* **Given problem**:
Pictures do not belong in the copy. Write out exactly the lines from the one containing "Recreate this image" through the end of the data.

**********

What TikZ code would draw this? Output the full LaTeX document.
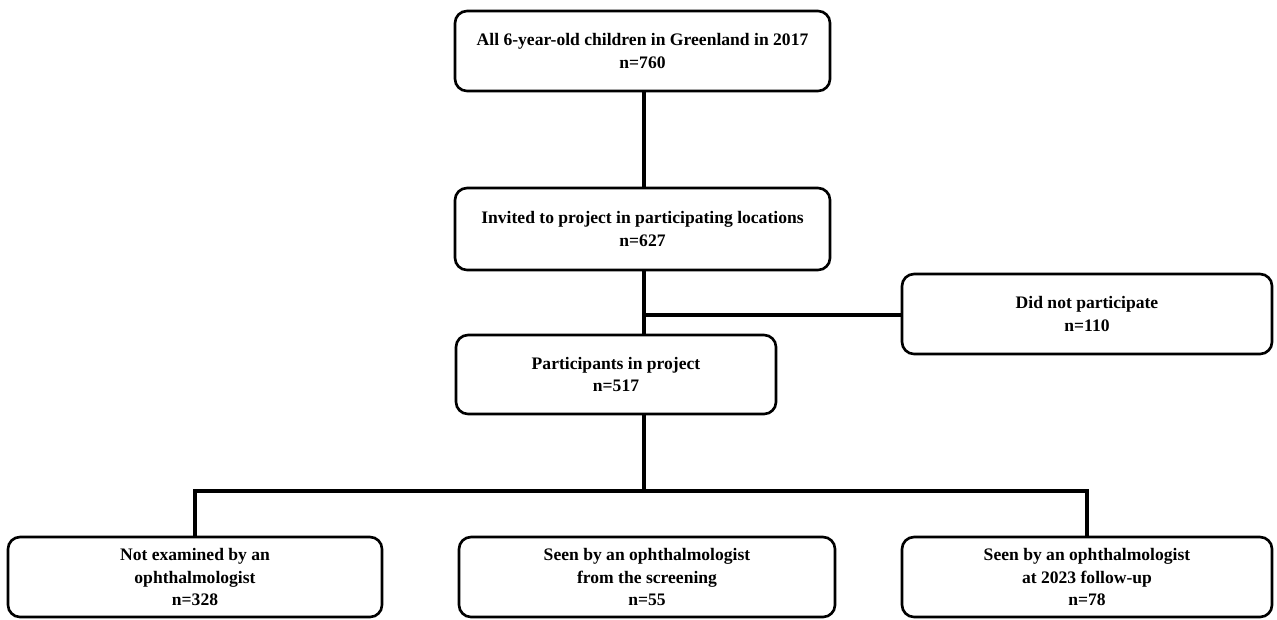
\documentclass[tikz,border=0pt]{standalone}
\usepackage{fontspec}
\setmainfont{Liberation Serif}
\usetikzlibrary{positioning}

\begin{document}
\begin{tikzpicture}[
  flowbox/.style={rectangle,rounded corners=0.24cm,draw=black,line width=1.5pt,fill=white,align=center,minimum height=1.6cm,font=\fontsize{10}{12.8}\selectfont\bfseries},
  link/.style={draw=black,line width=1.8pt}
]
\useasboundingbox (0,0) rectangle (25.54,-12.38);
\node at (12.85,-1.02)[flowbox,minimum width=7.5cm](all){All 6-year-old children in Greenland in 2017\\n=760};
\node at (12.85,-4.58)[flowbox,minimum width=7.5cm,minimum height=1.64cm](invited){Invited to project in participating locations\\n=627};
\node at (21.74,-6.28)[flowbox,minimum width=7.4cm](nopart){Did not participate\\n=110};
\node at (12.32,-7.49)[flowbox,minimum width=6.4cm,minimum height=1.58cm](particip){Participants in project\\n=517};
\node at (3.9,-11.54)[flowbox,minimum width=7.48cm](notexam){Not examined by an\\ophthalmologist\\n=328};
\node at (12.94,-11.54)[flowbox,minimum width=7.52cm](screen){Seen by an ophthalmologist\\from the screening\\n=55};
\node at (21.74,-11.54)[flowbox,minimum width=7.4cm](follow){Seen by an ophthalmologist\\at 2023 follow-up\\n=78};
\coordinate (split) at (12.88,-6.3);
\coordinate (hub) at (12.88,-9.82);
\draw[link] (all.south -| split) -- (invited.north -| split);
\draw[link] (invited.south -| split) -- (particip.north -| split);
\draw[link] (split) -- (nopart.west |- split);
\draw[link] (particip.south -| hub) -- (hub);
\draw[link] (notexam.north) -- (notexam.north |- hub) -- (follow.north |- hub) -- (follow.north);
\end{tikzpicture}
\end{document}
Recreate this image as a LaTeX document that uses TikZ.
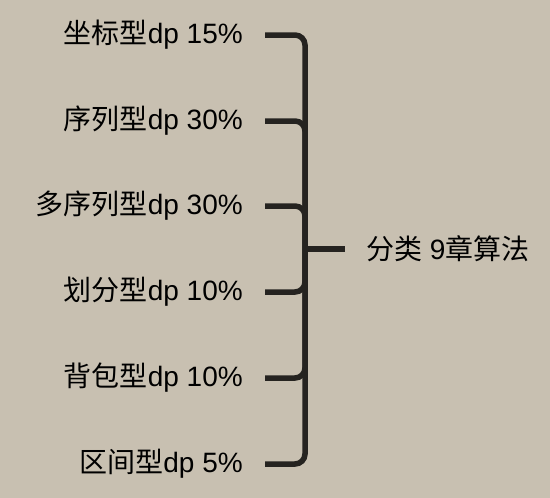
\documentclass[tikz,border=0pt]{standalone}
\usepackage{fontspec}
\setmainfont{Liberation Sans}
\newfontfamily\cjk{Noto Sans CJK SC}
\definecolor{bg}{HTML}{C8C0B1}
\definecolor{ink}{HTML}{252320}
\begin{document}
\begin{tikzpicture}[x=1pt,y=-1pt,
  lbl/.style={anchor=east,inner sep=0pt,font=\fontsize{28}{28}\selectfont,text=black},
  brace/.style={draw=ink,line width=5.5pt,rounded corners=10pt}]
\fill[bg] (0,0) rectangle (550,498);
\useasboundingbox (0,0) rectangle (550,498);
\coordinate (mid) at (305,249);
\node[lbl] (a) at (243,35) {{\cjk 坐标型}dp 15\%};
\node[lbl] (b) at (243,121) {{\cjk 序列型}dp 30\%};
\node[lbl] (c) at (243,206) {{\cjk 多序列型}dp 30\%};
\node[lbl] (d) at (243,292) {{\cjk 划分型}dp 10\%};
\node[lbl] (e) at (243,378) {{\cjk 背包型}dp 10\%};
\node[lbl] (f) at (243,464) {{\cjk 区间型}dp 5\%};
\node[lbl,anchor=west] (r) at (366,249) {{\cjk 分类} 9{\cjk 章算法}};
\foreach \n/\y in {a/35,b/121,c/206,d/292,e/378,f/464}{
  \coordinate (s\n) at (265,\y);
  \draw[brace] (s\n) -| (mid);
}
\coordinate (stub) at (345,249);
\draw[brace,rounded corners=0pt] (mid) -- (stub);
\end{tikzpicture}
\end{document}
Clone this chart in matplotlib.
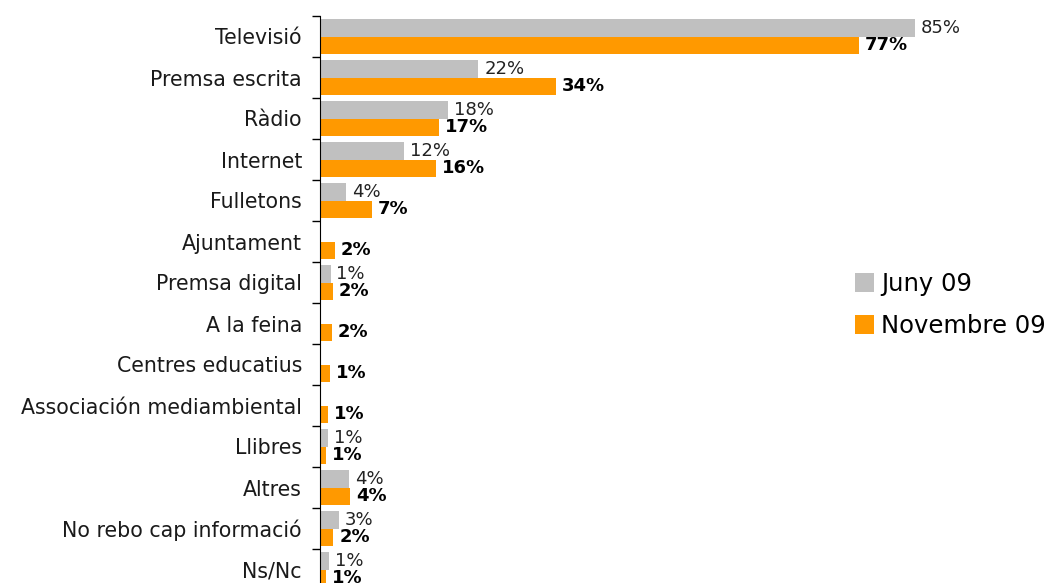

**********

* **Task result**:
Recreate this image as a LaTeX document that uses TikZ.
\documentclass[tikz,border=0pt]{standalone}
\usepackage{fontspec}
\setmainfont{Liberation Sans}
\newfontfamily\cjk{Noto Sans CJK SC}
\definecolor{bg}{HTML}{C8C0B1}
\definecolor{ink}{HTML}{252320}
\begin{document}
\begin{tikzpicture}[x=1pt,y=-1pt,
  lbl/.style={anchor=east,inner sep=0pt,font=\fontsize{28}{28}\selectfont,text=black},
  brace/.style={draw=ink,line width=5.5pt,rounded corners=10pt}]
\fill[bg] (0,0) rectangle (550,498);
\useasboundingbox (0,0) rectangle (550,498);
\coordinate (mid) at (305,249);
\node[lbl] (a) at (243,35) {{\cjk 坐标型}dp 15\%};
\node[lbl] (b) at (243,121) {{\cjk 序列型}dp 30\%};
\node[lbl] (c) at (243,206) {{\cjk 多序列型}dp 30\%};
\node[lbl] (d) at (243,292) {{\cjk 划分型}dp 10\%};
\node[lbl] (e) at (243,378) {{\cjk 背包型}dp 10\%};
\node[lbl] (f) at (243,464) {{\cjk 区间型}dp 5\%};
\node[lbl,anchor=west] (r) at (366,249) {{\cjk 分类} 9{\cjk 章算法}};
\foreach \n/\y in {a/35,b/121,c/206,d/292,e/378,f/464}{
  \coordinate (s\n) at (265,\y);
  \draw[brace] (s\n) -| (mid);
}
\coordinate (stub) at (345,249);
\draw[brace,rounded corners=0pt] (mid) -- (stub);
\end{tikzpicture}
\end{document}
Clone this chart in matplotlib.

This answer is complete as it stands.